Roboterbearbeitungszelle für Losgröße eins
Dem Trend der Individualisierung begegnet auch der französische Küchenbauer Schmidt, der sein bereits bestehendes Losgröße-eins-Konzept durch eine innovative Roboterbearbeitungszelle zur Bohrbearbeitung und zum Beschlagsetzen von Küchenmöbelteilen perfekt ergänzt hat. Die Zelle ist Teil einer Fertigungslinie, mit der komplette Küchenausstattungen in Losgröße eins gefertigt werden. Die Zimmer Group hat sich, auf dem Weg in Richtung Industrie 4.0, vom klassischen Komponenten- zum Systemanbieter entwickelt und so gleich eine ganze Roboterzelle hergestellt.
Mit Award prämiertes Shuttle-System
Das Herz der Anlage sind fünf ausgewachsene ABB-Roboter in einer Reihe, die durch ein flexibel agierendes Transportsystem verbunden sind, in dem die Werkstücke je nach Größe mit bis zu vier frei programmierbaren Shuttles gespannt und bewegt werden. Dieses umlaufende Shuttle-System wurde, nebenbei erwähnt, im Jahr 2019 mit dem Innovationspreis „German Innovation Award“ ausgezeichnet. In enger Taktung mit Werkstückabständen von unter zwei Sekunden werden Möbelteile durch die Roboter mit Bohrungen, Nuten und Beschlägen versehen.
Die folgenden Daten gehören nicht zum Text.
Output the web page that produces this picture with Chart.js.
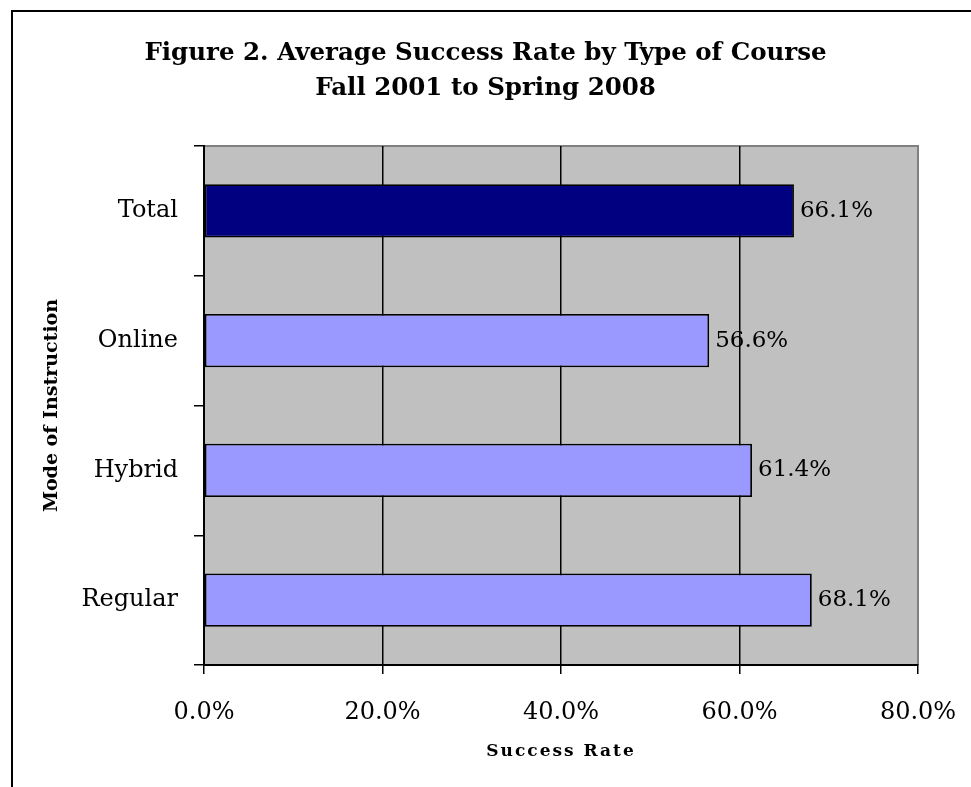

Und das im fliegenden Wechsel in Losgröße eins. Auf einer zwei Meter hohen Seitenwand eines Hochschranks kann so unmittelbar im Anschluss der Einlegeboden eines Regals mit nur 15 x 20 Zentimetern folgen. Und zwar ohne Rüstzeit. „Als wir unsere Pläne für eine solche Zelle erstmals diskutiert haben, hieß es schnell: Lasst es bleiben, mit Robotern lässt sich das nicht in ausreichender Präzision erledigen“, erinnert sich Geschäftsführer Achim Gauß, bei der Zimmer Group verantwortlich für die Bereiche Technik und Vertrieb. „Und das war zunächst auch so. Wir mussten sehr viel in Hardware und in Software investieren“, berichtet Gauß weiter.
Genauigkeit von zwei Zehntel Millimeter
Das Besondere an dieser Roboterlösung, für die sich die Zimmer Group auch aus dem eigenen Fundus an Greifern und Werkzeugwechslern bedient, ist die Bohrbearbeitung, die durch ABB-Industrieroboter erfolgt und die Möbelteile mit einer Genauigkeit von zwei Zehntel Millimetern in Stückzahl eins am Roboter bearbeiten kann. Hierzu kam ein selbstentwickelter Kompensationsalgorithmus, basierend auf einer Laser-Trackermessung der Roboter im Bearbeitungsbereich zum Einsatz. Die Hürde der Genauigkeit war auch einer der Knackpunkte im gesamten Prozess: Die einzelnen Möbelteile werden durch einen Beschickungsroboter in die Shuttles gespannt und anschließend in Abmessungen und Lage vermessen. In einer Aufspannung werden die Teile dann an den verschiedenen Bearbeitungsstationen entlanggeführt und abschließend durch den Entladeroboter aus den Shuttles entnommen. So stellt man sicher, dass keine Genauigkeitsverluste durch das Umspannen entstehen.
„Um so eine komplexe Anlage während der Planung, aber auch später im Betrieb zuverlässig organisieren zu können, braucht man eine hundertprozentige Echtzeitsimulation“, führt Achim Gauß aus. Ein solcher digitaler Zwilling mache die Anlage hochflexibel, aber auch spannend für die Arbeitsvorbereitung und für die Planung beim Kunden. „Wir haben in diesem Projekt sehr viel gelernt und haben dieses Know-how mit dem digitalen Zwilling auf all unsere Komponenten übertragen können“, zieht Gauß das Resümee.
Industrie 4.0 konsequent umgesetzt
Mithilfe des digitalen Zwillings im HIL-System (Hardware in the Loop) lässt sich die Zelle virtuell aufbauen, um die Anlagenleistung und Funktionalität schon vor der Realisierung überprüfen zu können. Damit setzt die Roboterbearbeitungszelle der Zimmer Group die Ansätze der Industrie 4.0 konsequent um.